Sin romanticismo hizo sin problema el tránsito de lo manual a lo digital. En todo caso, el gran golpe fue la transición del color al blanco y negro. “Perdimos arte y elegancia”.

Ahora, ocasionalmente va con los bomberos o la Cruz Roja. El foco de sus tomas está en su familia: tres hijas, siete nietos y dos bisnietos. Su cámara está disponible para quien se la pida. Buena parte de su tiempo se lo dedica a su archivo, actualizado hasta el día de ayer. Carpetas, álbumes, cajas, todo metódicamente ordenado y dispuesto a ser mostrado a la menor provocación. “Mi archivo será para mi familia; esa será mi herencia y ellos sabrán qué hacer con las fotos. Por algunas todavía me dan buen dinero. Recién vendí una en Inglaterra y me la pagaron bien. En el extranjero me valoran, incluso más que aquí. Pa’ que vea con quién está hablando”.

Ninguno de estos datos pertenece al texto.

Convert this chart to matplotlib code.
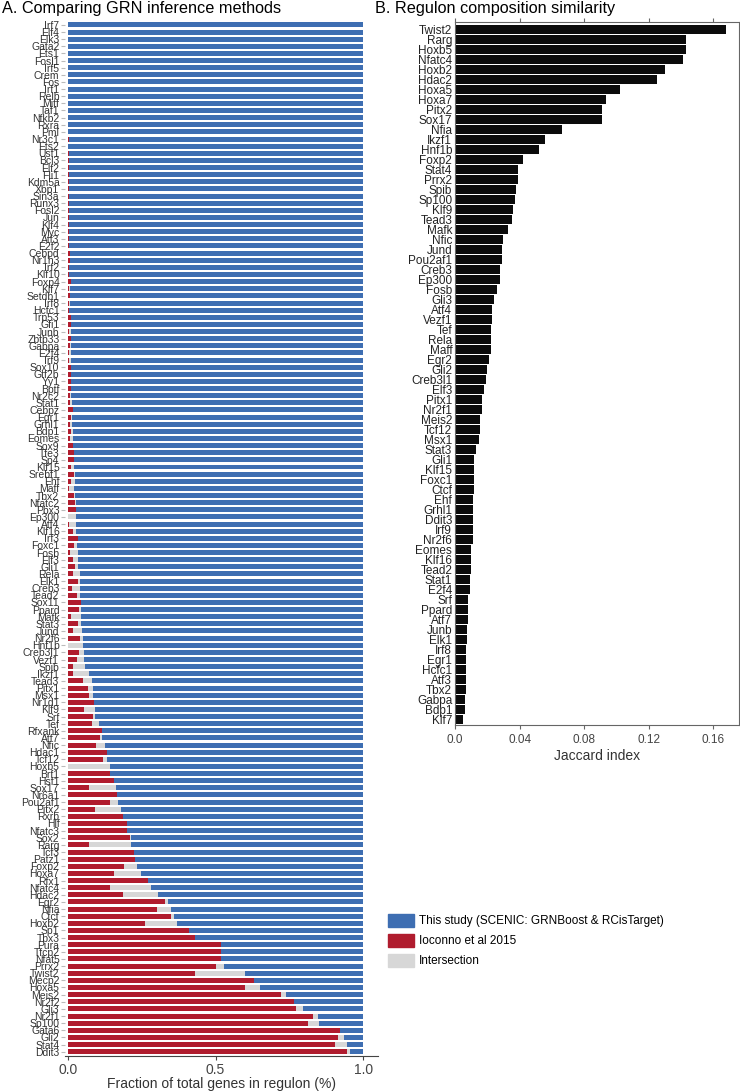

Pero la tentación es mucha y el periodismo es un virus que nunca se va. Si hay un accidente sobre Avenida Revolución no resiste y sale a tomar fotografías. En ocasiones se encuentra con algún colega o paramédico que le dice Niño… Por supuesto, él responde. Hay apodos que no se olvidan y quedan para siempre.